Photo Credit: Submitted by Jim Zub / Illustrated by RB Silva / Marvel Comics
When Ira Timothy was growing up, sports weren’t his thing. He rather spend time following superheroes on their quests through comics. That appreciation grew, as he did, through comic-cons and cosplay. While the geek in him was elated with meeting and playing superheroes, the lack of Indigenous people in the room didn’t go unnoticed.
Timothy is a member of the Lenape People of the Delaware Nation at Moraviantown in southern Ontario and he says today there are still very few creative outlets for Indigenous youth that don’t want to play sports.
“If we don’t have a sense of identity for our youth… they’ll completely forget about who they are and where they came from,” says Timothy. “And that is just a slap in the face for the ancestors and elders that have sacrificed so much to get us the rights and the identities that we have.”
The need for an alternative led him and business partner Kira Flynn to launch Indigi-Con.
The event was billed as a mini comic-con dedicated to Indigenous youth. It had all the staples of a classic con with a few twists like Indigenous superheroes, vendors and “native tacos”. Held at the Oneida community centre last August, admission was free for Indigenous youth from surrounding communities.

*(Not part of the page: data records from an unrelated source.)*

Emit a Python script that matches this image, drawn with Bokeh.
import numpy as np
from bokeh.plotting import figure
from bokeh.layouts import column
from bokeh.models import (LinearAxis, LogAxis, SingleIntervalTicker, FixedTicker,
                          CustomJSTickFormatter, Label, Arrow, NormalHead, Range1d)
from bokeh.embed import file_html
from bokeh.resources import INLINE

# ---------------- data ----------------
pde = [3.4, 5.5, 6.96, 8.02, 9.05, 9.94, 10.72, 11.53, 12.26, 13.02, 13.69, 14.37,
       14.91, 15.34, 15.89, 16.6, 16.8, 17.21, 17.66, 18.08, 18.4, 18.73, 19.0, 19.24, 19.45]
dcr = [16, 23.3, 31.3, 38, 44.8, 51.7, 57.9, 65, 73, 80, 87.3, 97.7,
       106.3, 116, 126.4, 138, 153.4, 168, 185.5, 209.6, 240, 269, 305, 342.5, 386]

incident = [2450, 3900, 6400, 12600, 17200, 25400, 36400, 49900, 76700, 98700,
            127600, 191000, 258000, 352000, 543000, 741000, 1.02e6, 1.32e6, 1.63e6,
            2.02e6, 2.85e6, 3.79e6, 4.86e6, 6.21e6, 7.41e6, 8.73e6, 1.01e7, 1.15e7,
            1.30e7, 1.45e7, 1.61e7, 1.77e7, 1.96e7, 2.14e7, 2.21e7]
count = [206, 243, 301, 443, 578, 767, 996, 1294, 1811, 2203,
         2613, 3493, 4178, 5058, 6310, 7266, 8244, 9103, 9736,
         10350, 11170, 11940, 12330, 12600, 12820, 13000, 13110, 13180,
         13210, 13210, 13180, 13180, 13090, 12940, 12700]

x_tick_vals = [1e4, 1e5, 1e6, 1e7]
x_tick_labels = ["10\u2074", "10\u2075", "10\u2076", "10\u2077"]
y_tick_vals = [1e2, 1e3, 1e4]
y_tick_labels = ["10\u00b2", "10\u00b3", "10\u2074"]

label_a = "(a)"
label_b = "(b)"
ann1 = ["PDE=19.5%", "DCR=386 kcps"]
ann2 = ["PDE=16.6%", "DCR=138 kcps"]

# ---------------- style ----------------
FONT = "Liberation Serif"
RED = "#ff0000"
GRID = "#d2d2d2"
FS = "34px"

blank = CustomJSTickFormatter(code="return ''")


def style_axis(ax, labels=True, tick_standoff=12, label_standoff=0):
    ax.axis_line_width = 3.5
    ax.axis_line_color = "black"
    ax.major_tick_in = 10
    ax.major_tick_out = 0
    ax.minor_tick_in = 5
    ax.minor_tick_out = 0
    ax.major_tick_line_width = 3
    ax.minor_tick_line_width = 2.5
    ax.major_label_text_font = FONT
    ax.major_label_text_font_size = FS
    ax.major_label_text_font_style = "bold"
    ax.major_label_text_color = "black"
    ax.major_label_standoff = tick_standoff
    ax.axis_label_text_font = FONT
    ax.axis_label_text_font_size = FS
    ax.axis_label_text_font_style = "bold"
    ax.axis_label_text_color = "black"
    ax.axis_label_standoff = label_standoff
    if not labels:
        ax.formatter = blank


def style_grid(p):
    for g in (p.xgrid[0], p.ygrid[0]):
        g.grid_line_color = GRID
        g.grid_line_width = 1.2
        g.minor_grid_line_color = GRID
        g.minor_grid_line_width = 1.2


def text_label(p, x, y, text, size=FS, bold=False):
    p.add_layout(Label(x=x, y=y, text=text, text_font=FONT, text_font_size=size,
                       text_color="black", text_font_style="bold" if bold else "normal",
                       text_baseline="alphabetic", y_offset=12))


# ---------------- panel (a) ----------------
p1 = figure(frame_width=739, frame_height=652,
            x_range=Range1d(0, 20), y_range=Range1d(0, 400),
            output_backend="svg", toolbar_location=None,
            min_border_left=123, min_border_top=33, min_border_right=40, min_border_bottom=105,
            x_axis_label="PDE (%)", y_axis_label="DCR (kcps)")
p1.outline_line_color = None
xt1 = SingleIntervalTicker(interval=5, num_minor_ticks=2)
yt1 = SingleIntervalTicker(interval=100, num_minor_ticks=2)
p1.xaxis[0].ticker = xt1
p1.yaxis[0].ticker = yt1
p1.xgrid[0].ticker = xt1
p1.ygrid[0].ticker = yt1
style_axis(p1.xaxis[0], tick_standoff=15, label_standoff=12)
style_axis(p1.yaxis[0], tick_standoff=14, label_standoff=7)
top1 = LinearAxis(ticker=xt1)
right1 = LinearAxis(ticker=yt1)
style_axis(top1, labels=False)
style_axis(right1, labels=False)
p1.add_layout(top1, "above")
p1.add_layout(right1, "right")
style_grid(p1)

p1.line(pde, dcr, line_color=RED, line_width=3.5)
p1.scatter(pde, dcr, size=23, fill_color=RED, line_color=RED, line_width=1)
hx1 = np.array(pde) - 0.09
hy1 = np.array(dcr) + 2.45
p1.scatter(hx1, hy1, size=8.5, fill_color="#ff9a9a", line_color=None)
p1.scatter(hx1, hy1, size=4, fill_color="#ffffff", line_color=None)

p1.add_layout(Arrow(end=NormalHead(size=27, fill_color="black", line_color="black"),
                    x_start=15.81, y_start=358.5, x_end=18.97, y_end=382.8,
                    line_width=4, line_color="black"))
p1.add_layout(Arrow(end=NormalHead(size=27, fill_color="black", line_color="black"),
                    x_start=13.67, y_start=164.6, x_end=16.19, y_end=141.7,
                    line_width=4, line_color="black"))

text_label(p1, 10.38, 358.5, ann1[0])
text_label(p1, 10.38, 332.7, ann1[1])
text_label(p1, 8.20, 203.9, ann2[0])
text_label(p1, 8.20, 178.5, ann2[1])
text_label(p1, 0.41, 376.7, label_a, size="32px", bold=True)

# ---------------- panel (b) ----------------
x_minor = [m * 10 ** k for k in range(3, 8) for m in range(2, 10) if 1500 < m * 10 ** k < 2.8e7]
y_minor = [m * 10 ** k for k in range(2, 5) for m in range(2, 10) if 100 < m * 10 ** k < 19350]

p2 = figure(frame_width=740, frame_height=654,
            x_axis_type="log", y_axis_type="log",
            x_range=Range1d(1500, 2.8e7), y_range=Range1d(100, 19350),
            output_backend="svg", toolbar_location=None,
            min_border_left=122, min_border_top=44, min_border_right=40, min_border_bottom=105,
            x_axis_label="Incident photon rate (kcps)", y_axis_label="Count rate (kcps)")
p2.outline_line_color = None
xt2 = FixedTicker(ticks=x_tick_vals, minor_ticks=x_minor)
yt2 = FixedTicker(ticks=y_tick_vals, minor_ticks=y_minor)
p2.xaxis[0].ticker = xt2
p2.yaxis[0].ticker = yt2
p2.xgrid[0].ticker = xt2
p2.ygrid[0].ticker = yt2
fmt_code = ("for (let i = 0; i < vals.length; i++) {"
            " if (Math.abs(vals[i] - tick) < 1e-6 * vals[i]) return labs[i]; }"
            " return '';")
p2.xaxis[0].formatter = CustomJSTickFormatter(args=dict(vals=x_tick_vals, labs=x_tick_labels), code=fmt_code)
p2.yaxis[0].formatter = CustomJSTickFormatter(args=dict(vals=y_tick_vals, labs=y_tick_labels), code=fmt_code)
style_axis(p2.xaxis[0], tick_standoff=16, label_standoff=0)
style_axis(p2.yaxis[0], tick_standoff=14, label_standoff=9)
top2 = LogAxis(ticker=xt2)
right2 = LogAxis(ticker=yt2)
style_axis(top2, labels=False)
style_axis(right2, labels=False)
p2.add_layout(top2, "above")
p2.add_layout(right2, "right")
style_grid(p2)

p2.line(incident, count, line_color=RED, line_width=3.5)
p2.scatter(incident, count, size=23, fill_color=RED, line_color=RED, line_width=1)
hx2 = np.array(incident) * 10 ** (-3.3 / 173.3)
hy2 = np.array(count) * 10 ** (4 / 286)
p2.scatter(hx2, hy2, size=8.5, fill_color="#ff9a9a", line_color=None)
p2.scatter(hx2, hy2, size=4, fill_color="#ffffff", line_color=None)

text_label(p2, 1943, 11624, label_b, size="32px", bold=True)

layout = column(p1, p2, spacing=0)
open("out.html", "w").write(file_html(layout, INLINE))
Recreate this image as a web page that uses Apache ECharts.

The pair say their different perspectives added to the event.
“Having both of our faces has been great to get other people interested in coming as well,” says Flynn.
After a sponsor pulled out and nearly caused the cancellation of the event, the community came together through a “Save Indigi-con” GoFundMe page. The fundraiser surpassed its $1,000 goal by nearly $200 and the event was saved.
“That really hit us in the heart to know we had that much support,” says Timothy. He adds that they’ve already started planning next year’s event.
As with the broader Indigenous futurisms movement, Indigi-con is a celebration of both Indigeneity and geekery.
In his book Indians in Unexpected Places, Philip J. Deloria argues colonial perspectives of Indigenous peoples is often stunted in “primitivism, technological incompetence, physical distance, and cultural difference.” He writes, “such images have remained familiar currency in contemporary dealings with Native people.”
For Timothy, Indigenous futurisms is a tool that offers Indigenous people the both the ability to honour traditions and be a part of contemporary society—on their own terms and in their own words.
“There are a lot of wounds between First Nations and white people,” he says, “and I’d like to see that healed.”
From hero appreciation to hero creation
Originally from Igloolik, Nyla Innuksuk now lives and works “within geek culture” in Toronto. Marvel writer Jim Zub consulted with her to create Snow Guard. The latest addition to the Champions comic series is a young Inuk woman named Amka Aliyak who’s given shamanistic powers by Sila after discovering an industrial plant outside her hometown of Pangnirtung.
Innuksuk admits that when she first heard of the Snow Guard project, she was a little “nervous” since consultations like these aren’t always done in good faith with Indigenous communities. For Zub, bringing on Innuksuk was an opportunity to “smash any preconceived notions” he had. Now he wants to work with her as a co-writer to flesh out Amka’s backstory.
Innuksuk was inspired by personal experience to create the character: her nephews still live in Pang and her great grandmother was a shaman.
“With Indigenous futurisms, it’s this idea that we’re not even really supposed to exist in the present if this indoctrination with colonization had succeeded,” she says. “So to imagine ourselves in the future or with superpowers or interacting with aliens, it’s always a bit of an empowering thing to think about.”
Zub quotes Stan Lee on what makes a timeless comic: “It’s the world outside your window.”
That’s exactly what students in Pang saw when they read the comic. Innuksuk has received letters from students asking if Amka knows how to drive a snowmobile and that they were excited to find the hidden building outside of town.
In Snow Guard’s introduction, the Champions team also grapples with deeper issues like land sovereignty, informed consent and climate change. Later, Amka struggles with the decision to leave her home and travel the world with the Champions. That internal dilemma is universal for young people and especially potent for Indigenous readers, says Innuksuk, who may feel “like they’re living between two worlds.”